For capitalism to function, investors must be compensated for putting their money to work. At a minimum, interest rates need to be above 0% since without compensation for foregoing immediate gratification there would be no savings or investment.

Further, history shows that when policymakers suppress the cost of capital to levels below the natural or market equilibrium rate resources are often misallocated. When private market signals become distorted, malinvestments accrue and inefficiencies build. In other words, in such an environment, people are more likely to make bad financial decisions. While it can take years, the consequences of those decisions usually result in financial or economic turmoil.

We’ve seen multiple episodes of financial stress over the past year in cryptocurrencies, special purpose acquisition companies (SPACs), the UK pension crisis and, most recently, the failure of several regional banks in the United States.

Not a repeat of 2008

For the sake of brevity, I won’t detail the many reasons why the current US banking crisis is dissimilar to the 2008 global financial crisis but in short, in 2008 banks were liquid but insolvent due to years of bad consumer loan making and excessive leverage. Today, they are solvent but illiquid due to deposit outflows.

Today’s crisis is a result of artificially suppressed interest rates, another of those unintended and unwelcome consequence for policymakers. Years of subdued savings rates and anemic demand for consumer loans pushed banks into investing deposits into bonds, allowing them to earn a hefty spread. But as savers shifted out of deposits into materially higher yielding money market funds, T-bills and the like, asset liability mismatches occurred, resulting in the stresses seen in recent weeks.

In speaking with clients, I’m repeatedly asked “Is the crisis over, and which bank is next?”

But what may matter more than if another regional bank will fail — as there is likely to be more given how portable deposits are due to digital banking — is the feedback loop to the economy.

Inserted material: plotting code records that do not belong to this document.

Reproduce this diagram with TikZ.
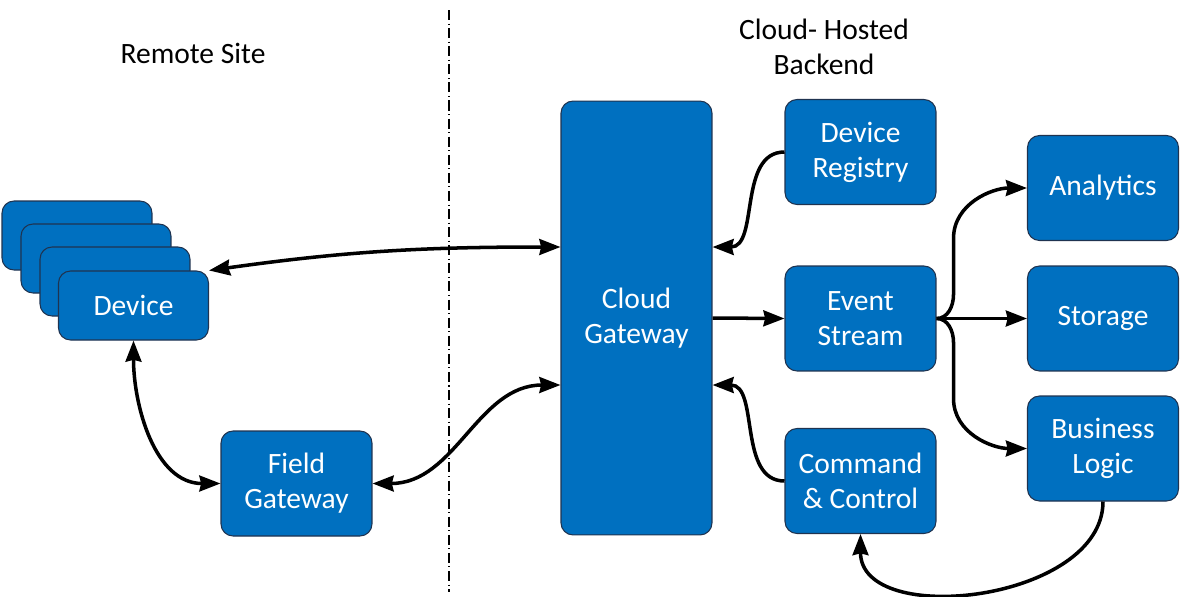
\documentclass[tikz,border=0pt]{standalone}
\usepackage{fontspec}
\setmainfont{Carlito}
\usepackage{tikz}
\usetikzlibrary{positioning, calc, arrows.meta}

\definecolor{boxblue}{HTML}{0070C0}
\definecolor{boxline}{HTML}{1F3350}

\begin{document}
\begin{tikzpicture}[x=0.02cm, y=-0.02cm, >={Stealth[length=12pt,width=9pt,inset=1pt]},
    every node/.style={font=\fontsize{16.8}{20}\selectfont},
    box/.style={draw=boxline, line width=0.6pt, fill=boxblue, text=white, rounded corners=0.24cm,
        align=center, inner sep=0pt, minimum width=3.02cm, minimum height=2.1cm},
    devbox/.style={box, minimum width=3cm, minimum height=1.38cm},
    link/.style={line width=2pt}]
        % Fix picture size
        \useasboundingbox (0,0) rectangle (1180,596);

        % Draw site divider
        \draw[line width=0.6pt, dash pattern=on 5.7pt off 2pt on 0.6pt off 2pt] (449,10) -- (449,592);

        % Section titles
        \node (remote) at (193,53) {Remote Site};
        \node[align=center] (backend) at (824,47) {Cloud- Hosted\\Backend};

        % Draw device stack
        \node[devbox] (dev1) at (77,235.5) {};
        \node[devbox] (dev2) at (96,258.5) {};
        \node[devbox] (dev3) at (115,281.5) {};
        \node[devbox] (device) at (133.5,305.5) {Device};

        % Draw gateways
        \node[box] (field) at (296.5,483.5) {Field\\Gateway};
        \node[box, minimum height=8.68cm] (cloud) at (636.5,318) {Cloud\\Gateway};

        % Draw backend services
        \node[box] (registry) at (860.5,152) {Device\\Registry};
        \node[box] (event) at (860.5,318.5) {Event\\Stream};
        \node[box] (command) at (860.5,481) {Command\\\& Control};
        \node[box] (analytics) at (1103,188) {Analytics};
        \node[box] (storage) at (1103,318.5) {Storage};
        \node[box] (logic) at (1103,448.5) {Business\\Logic};

        % Connection points on cloud gateway
        \coordinate (cwUp) at ($(cloud.west)+(0,-71)$);
        \coordinate (cwLow) at ($(cloud.west)+(0,67)$);
        \coordinate (ceUp) at ($(cloud.east)+(0,-71)$);
        \coordinate (ceLow) at ($(cloud.east)+(0,67)$);

        % Draw remote site links
        \draw[link, <->] (device.north east) to[out=8, in=180] (cwUp);
        \draw[link, <->] (device.south) to[out=-90, in=180] (field.west);
        \draw[link, <->] (field.east) to[out=0, in=180] (cwLow);

        % Draw backend links
        \draw[link, ->] (registry.west) to[out=180, in=0] (ceUp);
        \draw[link, ->] (cloud.east) -- (event.west);
        \draw[link, ->] (command.west) to[out=180, in=0] (ceLow);
        \draw[link, ->] (event.east) to[out=0, in=-90] ++(17,-24) -- ++(0,-56)
            to[out=90, in=180] (analytics.west);
        \draw[link, ->] (event.east) -- (storage.west);
        \draw[link, ->] (event.east) to[out=0, in=90] ++(17,24) -- ++(0,56)
            to[out=-90, in=180] (logic.west);
        \draw[link, ->] (logic.south) .. controls +(0,100) and +(0,95) .. (command.south);
    \end{tikzpicture}
\end{document}
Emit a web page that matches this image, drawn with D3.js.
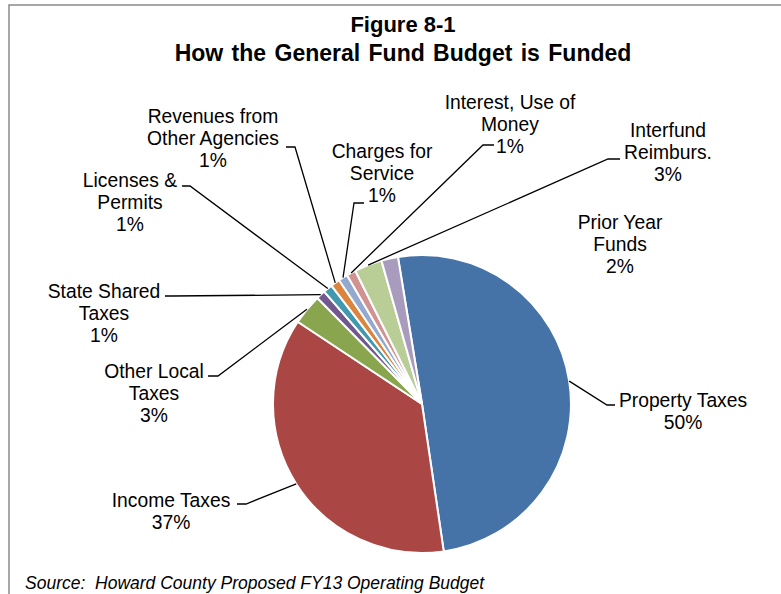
<!DOCTYPE html>
<html lang="en"><head>
<meta charset="utf-8">
<title>General Fund pie</title>
<script src="https://cdn.jsdelivr.net/npm/d3@7"></script>
<style>
  body { margin: 0; background: #fff; }
  text { font-family: "Liberation Sans", Arial, sans-serif; fill: #000; }
</style>
</head>
<body>
<svg width="781" height="594"></svg>
<script>
// data (percent of the general fund)
var categories = ["Property Taxes", "Income Taxes", "Other Local\nTaxes", "State Shared\nTaxes",
                  "Licenses &\nPermits", "Revenues from\nOther Agencies", "Charges for\nService",
                  "Interest, Use of\nMoney", "Interfund\nReimburs.", "Prior Year\nFunds"];
var shares = [50.2, 36.6, 3.3, 1.0, 1.0, 1.0, 1.0, 1.0, 3.0, 1.8];
var colors = ["#4572A7", "#AA4643", "#89A54E", "#71588F", "#4198AF",
              "#DB843D", "#93A9CF", "#D19392", "#B9CD96", "#A99BBD"];

// hand placed labels, like the original (x = text centre, y = first baseline,
// leader: t = end next to the text, b = bend point, ly = stub height)
var labelPos = [
  {x: 683, y: 407, t: 615, b: 607, ly: 405},
  {x: 171, y: 507, t: 237, b: 246, ly: 504},
  {x: 154, y: 378, t: 208, b: 218, ly: 376},
  {x: 104, y: 298, t: 165, b: 172, ly: 296},
  {x: 130, y: 187, t: 182, b: 190, ly: 186},
  {x: 213, y: 123, t: 286, b: 295, ly: 147},
  {x: 382, y: 158, t: 364, b: 354, ly: 203},
  {x: 510, y: 109, t: 494, b: 483, ly: 145},
  {x: 668, y: 137, t: 620, b: 608, ly: 159},
  {x: 620, y: 229, t: null}
];

var svg = d3.select("svg"),
    width = +svg.attr("width"),
    height = +svg.attr("height");

var cx = 422, cy = 404, r = 149;
var start = -9.3 * Math.PI / 180;

// frame of the chart area (runs off right and bottom)
svg.append("rect")
   .attr("x", 9).attr("y", 5)
   .attr("width", 900).attr("height", 800)
   .attr("fill", "none")
   .attr("stroke", "#8a8a8a")
   .attr("stroke-width", 1.5);

svg.append("text")
   .attr("x", 403).attr("y", 32)
   .attr("text-anchor", "middle")
   .attr("font-weight", "bold")
   .style("font-size", "22px")
   .text("Figure 8-1");

svg.append("text")
   .attr("x", 403).attr("y", 61)
   .attr("text-anchor", "middle")
   .attr("font-weight", "bold")
   .style("font-size", "23px")
   .style("word-spacing", "2px")
   .text("How the General Fund Budget is Funded");

var pie = d3.pie().sort(null).value(function(d) { return d; })
            .startAngle(start).endAngle(start + 2 * Math.PI);
var arcs = pie(shares);
var arc = d3.arc().innerRadius(0).outerRadius(r);

var g = svg.append("g").attr("transform", "translate(" + cx + "," + cy + ")");

g.selectAll("path")
 .data(arcs)
 .enter()
 .append("path")
 .attr("d", arc)
 .attr("fill", function(d, i) { return colors[i]; })
 .attr("stroke", "#fff")
 .attr("stroke-width", 2);

// leader lines: from the label stub to the middle of the slice's rim
svg.selectAll(".leader")
   .data(arcs.filter(function(d, i) { return labelPos[i].t !== null; }))
   .enter()
   .append("path")
   .attr("class", "leader")
   .attr("fill", "none")
   .attr("stroke", "#000")
   .attr("stroke-width", 1.3)
   .attr("d", function(d) {
      var p = labelPos[d.index];
      var a = (d.startAngle + d.endAngle) / 2;
      var ex = cx + r * Math.sin(a), ey = cy - r * Math.cos(a);
      return "M" + p.t + "," + p.ly + "L" + p.b + "," + p.ly + "L" + ex + "," + ey;
   });

var labels = svg.selectAll(".lbl")
   .data(arcs)
   .enter()
   .append("text")
   .attr("class", "lbl")
   .attr("text-anchor", "middle")
   .style("font-size", "19.3px");

labels.each(function(d, i) {
   var p = labelPos[i];
   var lines = categories[i].split("\n").concat([Math.round(shares[i]) + "%"]);
   d3.select(this).selectAll("tspan")
     .data(lines)
     .enter()
     .append("tspan")
     .attr("x", p.x)
     .attr("y", function(l, j) { return p.y + j * 22; })
     .text(function(l) { return l; });
});

svg.append("text")
   .attr("x", 25).attr("y", 589)
   .style("font-size", "17.5px")
   .style("font-style", "italic")
   .attr("xml:space", "preserve")
   .text("Source:  Howard County Proposed FY13 Operating Budget");
</script>
</body>
</html>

Small banks are significant providers of capital to individuals, small businesses and other borrowers that drive the bulk of economic activity. While some of that lending slack will be absorbed by larger banks (which don’t face the same risks to deposits), the current climate makes deposit-funded banks less willing to lend. This is a disinflationary force that accelerates the pathway to a recession. Recent and not-so-recent moves in the bond market point in that direction as well.

The bigger picture

For many years, particularly since 2008, much of the wealth that was created did not result from economic growth. Instead, it was a by-product of declining capital costs which fueled the gearing of existing income streams. This is readily observed in the all-time high global corporate profit margins that were achieved in the late-2010s amid the weakest business cycle in over a century was. While profit levels have been high, their quality has been poor. The graph below, for instance, charts the difference between what companies tell investors they’ve earned versus what they earned per standardized bookkeeping, also known as Generally Accepted Accounting Principles or GAAP.

 

There are many good reasons for small differences between the two profit measures, such as non-cash charges that are one-time events and not reflective of long-term or enterprise health. However, as business cycles age, what we find is that companies increasingly ask investors to “ignore” an increasing number of impairments due to bad investments. While levels are nowhere near those observed in the 2008 financial crisis, they are at cycle highs and well above any other period this century, suggesting to me that the quality of today’s profits is very poor and are consistent with the bad decisions spurred by capital cost suppression.

Opportunity amid the great unwind

The surge in inflation over the last 18 months has forced global central banks to unwind many years of policies that suppressed interest rates. While the normalization of interest rates has exposed small pockets of stress, in our view there are more unintended and unwelcome consequences to come. We think this new environment should set the stage for a multi-year transition in leadership from non-discretionary portfolios to fundamentally oriented active strategies and create significant opportunities for alpha generation.